When evaluating plodder suppliers, these are the parameters that separate capable machines from those that will limit your line later:

| Specification | Entry-Level | Mid-Range | Industrial |
|—|—|—|—|
| Throughput (kg/hr) | 100–400 | 400–1,200 | 1,200–3,000+ |
| Bar weight tolerance | ±2.0 g | ±1.0 g | ±0.5 g |
| Screw material | Carbon steel | 316 SS or Ni-alloy | Hardened Ni-alloy |
| Drive type | Fixed-speed motor | Inverter-controlled | Servo + inverter |
| Vacuum depth | None / optional | 1–2 kPa | 0.5 kPa (adjustable) |
| HMI / controls | Manual dials | Basic PLC + touchscreen | Full SCADA integration |
| CIP / washdown | Hose-down | Partial CIP | Full CIP + tool-free disassembly |
| Footprint (L × W) | 1.5 × 0.8 m | 2.5 × 1.2 m | 4.0 × 1.5 m |
| Typical lead time | 6–10 weeks | 10–16 weeks | 16–24 weeks |

Screw design is frequently underspecified in supplier quotations. Ask for the helix angle, compression ratio, and clearance between screw and barrel. These determine how much shear the soap sees — critical for heat-sensitive fragrance formulas.

If your product range includes transparent or glycerine-based bars, confirm the supplier has run the same soap base through their demo machine. Transparent soap behaves very differently under compression compared with standard laundry or toilet soap.

Our bar soap production machines are engineered around these parameters, with modular die sets and servo-cutting as standard on mid-range and above. For upstream saponification capacity planning, see our saponification equipment page.

Matching Plodder Capacity to Your Downstream Line

One of the most common and costly mistakes in line design is sizing the plodder independently from the stamping press, packaging line, and palletizer.

The golden rule: your bottleneck should always be the stamping press, never the plodder. A plodder running at 70–80% of its rated capacity produces more consistent bars than one pushed to 100%.

Capacity matching example:

| Line Component | Rated Speed | Design Target (80%) | Recommendation |
|—|—|—|—|
| Duplex plodder | 600 kg/hr | 480 kg/hr | Set as baseline |
| Stamping press | 120 bars/min | 96 bars/min | Confirmed match at avg 80 g bar |
| Wrapper | 100 bars/min | 80 bars/min | Slight bottleneck — add buffer conveyor |
| Case packer | 15 cases/min | 12 cases/min | Check case count per SKU |
| Palletizer | 8 pallets/hr | 6.4 pallets/hr | Confirm at peak shift |

Running this calculation before purchase reveals whether you need a single-lane or dual-lane packaging line — a decision that can change your capital cost by 40–60%.

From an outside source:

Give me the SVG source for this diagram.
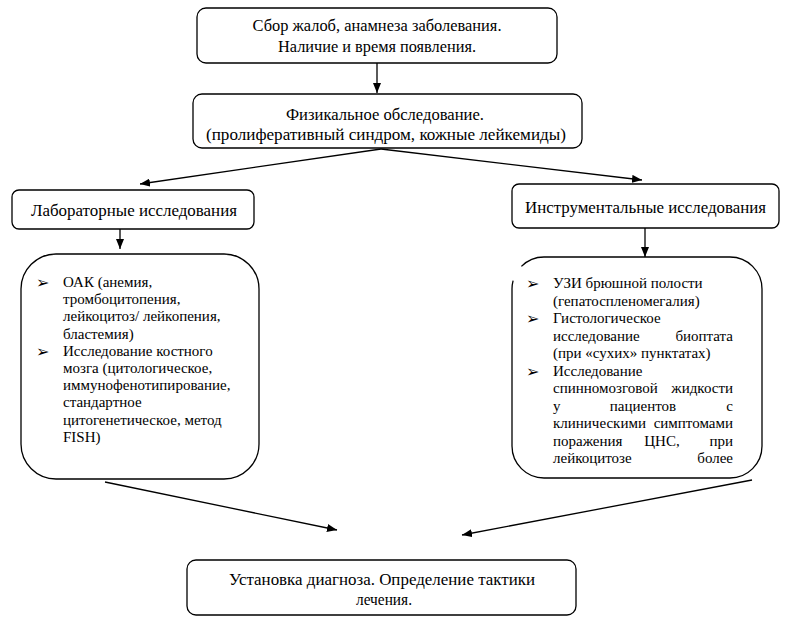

For guidance on downstream packaging configurations, our soap packaging line page covers wrapper types, throughput tables, and integration points.

ROI Analysis: Upgrading Your Extrusion Stage

Whether you’re replacing a simplex plodder or upgrading from a manual refiner-extrusion setup, the ROI case is straightforward if you measure the right things.

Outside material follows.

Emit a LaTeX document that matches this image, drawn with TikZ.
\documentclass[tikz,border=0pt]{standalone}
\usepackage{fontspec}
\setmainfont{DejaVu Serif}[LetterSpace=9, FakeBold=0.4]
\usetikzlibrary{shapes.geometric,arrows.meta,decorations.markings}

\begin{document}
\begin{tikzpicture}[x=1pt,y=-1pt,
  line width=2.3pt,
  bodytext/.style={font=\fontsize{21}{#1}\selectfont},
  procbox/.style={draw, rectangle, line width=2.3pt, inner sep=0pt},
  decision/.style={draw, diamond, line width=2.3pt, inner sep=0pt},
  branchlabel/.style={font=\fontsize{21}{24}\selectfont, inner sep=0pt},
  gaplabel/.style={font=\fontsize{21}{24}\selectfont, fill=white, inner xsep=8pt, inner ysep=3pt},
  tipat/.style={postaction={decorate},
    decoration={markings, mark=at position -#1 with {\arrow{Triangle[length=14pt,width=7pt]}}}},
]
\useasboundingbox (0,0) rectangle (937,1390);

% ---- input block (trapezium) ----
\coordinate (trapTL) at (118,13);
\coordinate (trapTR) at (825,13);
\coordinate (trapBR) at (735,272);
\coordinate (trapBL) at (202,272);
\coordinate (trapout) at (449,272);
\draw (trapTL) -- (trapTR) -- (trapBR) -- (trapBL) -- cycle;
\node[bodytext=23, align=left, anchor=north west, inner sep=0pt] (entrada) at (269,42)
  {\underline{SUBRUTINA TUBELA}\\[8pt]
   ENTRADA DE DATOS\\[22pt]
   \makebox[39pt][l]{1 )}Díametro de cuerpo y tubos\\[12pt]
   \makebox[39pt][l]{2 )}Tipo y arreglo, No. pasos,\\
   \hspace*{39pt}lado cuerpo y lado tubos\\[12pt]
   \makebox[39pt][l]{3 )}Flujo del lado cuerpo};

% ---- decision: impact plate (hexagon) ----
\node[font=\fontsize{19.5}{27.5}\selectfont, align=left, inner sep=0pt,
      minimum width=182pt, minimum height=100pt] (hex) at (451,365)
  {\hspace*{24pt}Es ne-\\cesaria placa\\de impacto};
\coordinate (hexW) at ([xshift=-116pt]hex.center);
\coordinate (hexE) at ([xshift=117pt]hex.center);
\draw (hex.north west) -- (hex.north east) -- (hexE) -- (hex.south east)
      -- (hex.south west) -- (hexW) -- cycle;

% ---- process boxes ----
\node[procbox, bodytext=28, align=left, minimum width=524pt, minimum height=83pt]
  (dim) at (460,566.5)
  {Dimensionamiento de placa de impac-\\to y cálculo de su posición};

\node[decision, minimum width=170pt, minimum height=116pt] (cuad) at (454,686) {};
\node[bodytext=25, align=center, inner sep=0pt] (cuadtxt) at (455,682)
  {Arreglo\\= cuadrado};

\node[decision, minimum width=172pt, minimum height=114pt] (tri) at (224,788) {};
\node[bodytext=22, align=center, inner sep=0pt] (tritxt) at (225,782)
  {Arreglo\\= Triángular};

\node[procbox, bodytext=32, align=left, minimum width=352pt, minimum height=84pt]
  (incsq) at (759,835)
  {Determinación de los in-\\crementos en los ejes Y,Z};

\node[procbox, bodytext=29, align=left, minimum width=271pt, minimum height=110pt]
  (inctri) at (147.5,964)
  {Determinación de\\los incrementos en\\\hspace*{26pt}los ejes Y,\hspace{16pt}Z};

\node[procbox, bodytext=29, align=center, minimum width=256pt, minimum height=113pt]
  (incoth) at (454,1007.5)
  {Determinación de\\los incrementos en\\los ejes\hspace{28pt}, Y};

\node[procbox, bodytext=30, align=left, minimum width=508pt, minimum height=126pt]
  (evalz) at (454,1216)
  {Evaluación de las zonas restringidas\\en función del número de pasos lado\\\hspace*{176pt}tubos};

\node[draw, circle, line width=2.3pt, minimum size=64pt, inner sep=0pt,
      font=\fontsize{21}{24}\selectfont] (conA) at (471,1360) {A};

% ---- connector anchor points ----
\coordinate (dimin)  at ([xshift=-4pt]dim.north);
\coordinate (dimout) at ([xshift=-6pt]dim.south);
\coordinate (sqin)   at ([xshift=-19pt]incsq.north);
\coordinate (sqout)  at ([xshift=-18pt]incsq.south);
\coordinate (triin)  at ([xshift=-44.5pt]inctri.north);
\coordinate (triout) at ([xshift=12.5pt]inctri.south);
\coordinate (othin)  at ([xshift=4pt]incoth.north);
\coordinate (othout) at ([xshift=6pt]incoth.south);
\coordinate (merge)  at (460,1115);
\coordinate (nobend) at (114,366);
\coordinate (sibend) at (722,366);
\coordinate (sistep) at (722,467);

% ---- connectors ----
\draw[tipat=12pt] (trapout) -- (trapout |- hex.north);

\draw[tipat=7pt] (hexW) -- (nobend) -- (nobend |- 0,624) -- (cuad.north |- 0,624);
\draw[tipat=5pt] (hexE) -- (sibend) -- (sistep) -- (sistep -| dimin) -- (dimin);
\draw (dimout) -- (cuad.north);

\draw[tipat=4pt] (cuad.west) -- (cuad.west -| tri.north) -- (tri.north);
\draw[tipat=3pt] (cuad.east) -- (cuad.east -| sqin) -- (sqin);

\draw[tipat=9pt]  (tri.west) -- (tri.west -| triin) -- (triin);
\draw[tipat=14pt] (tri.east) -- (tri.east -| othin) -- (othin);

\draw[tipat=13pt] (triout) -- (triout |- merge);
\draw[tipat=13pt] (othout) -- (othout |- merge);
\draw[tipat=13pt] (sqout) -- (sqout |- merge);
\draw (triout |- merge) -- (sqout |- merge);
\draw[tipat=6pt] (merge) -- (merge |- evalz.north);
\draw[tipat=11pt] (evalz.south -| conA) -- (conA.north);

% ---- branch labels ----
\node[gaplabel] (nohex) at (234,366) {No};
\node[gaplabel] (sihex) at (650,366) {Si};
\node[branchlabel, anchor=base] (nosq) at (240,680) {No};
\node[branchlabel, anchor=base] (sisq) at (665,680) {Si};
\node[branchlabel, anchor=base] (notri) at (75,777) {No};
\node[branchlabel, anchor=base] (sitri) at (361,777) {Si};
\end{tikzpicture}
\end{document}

Quantifiable gains from a modern duplex plodder:

  • Reduced soap loss: Tighter weight tolerance (±0.5 g vs ±2.0 g) saves approximately 1.5–2.5% of total soap mass per run. On a 400 kg/hr line running two shifts, that compounds quickly.
  • Lower reject rate: Vacuum extrusion typically reduces surface-defect rejects from 3–5% to under 0.5%.
  • Higher fragrance retention: Lower shear and temperature reduce fragrance evaporation by an estimated 8–15%, allowing formulators to reduce dosage without sacrificing scent strength.
  • Faster changeover: Tool-free die changes and CIP cut per-SKU changeover from 45–60 minutes to 15–20 minutes.

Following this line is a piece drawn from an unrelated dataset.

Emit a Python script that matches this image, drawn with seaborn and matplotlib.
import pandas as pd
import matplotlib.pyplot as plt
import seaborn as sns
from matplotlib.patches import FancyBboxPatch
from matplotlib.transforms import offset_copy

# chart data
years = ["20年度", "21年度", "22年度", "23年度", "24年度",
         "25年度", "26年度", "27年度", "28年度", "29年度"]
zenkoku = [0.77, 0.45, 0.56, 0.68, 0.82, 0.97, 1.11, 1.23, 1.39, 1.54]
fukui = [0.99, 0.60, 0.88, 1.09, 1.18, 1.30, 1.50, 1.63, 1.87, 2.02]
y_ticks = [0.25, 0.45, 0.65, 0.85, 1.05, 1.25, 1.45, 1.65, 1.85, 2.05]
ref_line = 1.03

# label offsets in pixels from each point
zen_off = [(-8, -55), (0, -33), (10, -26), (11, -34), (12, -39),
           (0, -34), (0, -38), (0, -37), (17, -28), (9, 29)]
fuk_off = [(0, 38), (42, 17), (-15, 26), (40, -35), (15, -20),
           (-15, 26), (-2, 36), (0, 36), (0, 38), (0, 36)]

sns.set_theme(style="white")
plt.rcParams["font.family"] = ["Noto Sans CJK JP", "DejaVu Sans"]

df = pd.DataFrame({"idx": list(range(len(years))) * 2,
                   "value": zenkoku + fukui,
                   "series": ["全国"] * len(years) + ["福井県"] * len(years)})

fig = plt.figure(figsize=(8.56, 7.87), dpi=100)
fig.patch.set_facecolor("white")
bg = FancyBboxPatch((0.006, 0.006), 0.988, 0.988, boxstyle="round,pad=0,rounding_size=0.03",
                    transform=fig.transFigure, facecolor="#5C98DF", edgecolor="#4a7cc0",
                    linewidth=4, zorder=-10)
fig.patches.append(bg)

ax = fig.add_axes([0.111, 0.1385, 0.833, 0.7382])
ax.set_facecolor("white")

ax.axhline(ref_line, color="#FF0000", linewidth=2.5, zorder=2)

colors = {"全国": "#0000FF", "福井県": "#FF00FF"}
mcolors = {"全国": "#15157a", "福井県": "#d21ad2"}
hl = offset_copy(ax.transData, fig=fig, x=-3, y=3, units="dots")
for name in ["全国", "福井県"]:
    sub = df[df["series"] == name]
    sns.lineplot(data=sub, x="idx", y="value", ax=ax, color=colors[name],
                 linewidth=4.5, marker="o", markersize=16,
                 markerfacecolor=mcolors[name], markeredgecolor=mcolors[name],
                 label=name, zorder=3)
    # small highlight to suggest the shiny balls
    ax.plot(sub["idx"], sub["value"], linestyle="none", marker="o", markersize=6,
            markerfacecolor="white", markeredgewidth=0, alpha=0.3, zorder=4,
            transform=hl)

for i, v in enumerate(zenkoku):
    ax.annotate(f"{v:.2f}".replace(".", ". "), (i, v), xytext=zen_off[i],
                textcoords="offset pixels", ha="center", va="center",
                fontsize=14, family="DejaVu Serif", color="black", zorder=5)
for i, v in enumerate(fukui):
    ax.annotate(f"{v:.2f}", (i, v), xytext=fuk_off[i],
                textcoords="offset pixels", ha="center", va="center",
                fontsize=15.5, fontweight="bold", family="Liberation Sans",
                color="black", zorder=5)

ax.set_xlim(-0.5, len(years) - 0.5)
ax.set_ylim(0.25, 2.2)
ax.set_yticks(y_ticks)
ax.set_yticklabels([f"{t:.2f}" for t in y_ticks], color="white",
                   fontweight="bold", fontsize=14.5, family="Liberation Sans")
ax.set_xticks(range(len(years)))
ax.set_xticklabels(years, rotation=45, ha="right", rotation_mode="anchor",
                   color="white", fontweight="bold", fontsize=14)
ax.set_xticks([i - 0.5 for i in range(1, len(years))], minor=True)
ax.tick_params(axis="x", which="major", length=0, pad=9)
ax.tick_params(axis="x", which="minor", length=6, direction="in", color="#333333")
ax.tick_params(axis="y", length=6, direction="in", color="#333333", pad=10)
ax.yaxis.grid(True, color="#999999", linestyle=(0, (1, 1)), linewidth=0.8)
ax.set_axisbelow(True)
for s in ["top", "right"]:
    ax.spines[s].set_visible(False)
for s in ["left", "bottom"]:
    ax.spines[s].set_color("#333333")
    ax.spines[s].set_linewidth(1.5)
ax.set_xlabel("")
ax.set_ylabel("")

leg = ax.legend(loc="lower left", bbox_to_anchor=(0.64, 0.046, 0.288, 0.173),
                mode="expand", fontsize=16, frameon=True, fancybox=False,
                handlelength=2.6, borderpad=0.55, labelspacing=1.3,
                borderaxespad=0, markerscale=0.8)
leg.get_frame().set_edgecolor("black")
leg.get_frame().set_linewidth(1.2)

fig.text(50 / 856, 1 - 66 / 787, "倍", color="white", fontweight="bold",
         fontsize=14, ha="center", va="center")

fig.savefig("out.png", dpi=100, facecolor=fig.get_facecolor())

Sample ROI model (mid-range duplex plodder, 600 kg/hr):

| Cost / Saving Item | Annual Value (USD) |
|—|—|
| Soap mass saving (2% of 600 kg/hr × 2 shifts × 250 days × $1.20/kg) | ~$72,000 |
| Reject reduction (from 4% to 0.5%, same basis) | ~$24,300 |
| Fragrance saving (10% reduction, $8/kg dosage basis) | ~$8,600 |
| Changeover time saving (30 min × 3 SKU changes/day × 250 days × $45/hr) | ~$5,600 |
| Total annual saving | ~$110,500 |
| Equipment investment (duplex plodder, installed) | ~$180,000–240,000 |
| Estimated payback | ~20–26 months |

Note: figures assume a mid-scale toilet soap operation. Actual savings vary with soap base cost, reject costs, and shift patterns. Contact us for a site-specific analysis.

For facilities that also handle palletized outbound shipments, pairing the extrusion upgrade with an automated end-of-line solution delivers compound savings — see our packing and palletizing systems.

Industry context: According to Statista’s global soap market data, bar soap output continues to grow in emerging markets at 4–6% CAGR, reinforcing the investment case for scalable extrusion capacity. Equipment standards are governed by ISO TC 91 (Surface Active Agents), which sets testing protocols relevant to bar soap consistency. For raw material fatty acid specifications that directly impact plodder performance, the AOCS Official Methods are the global benchmark.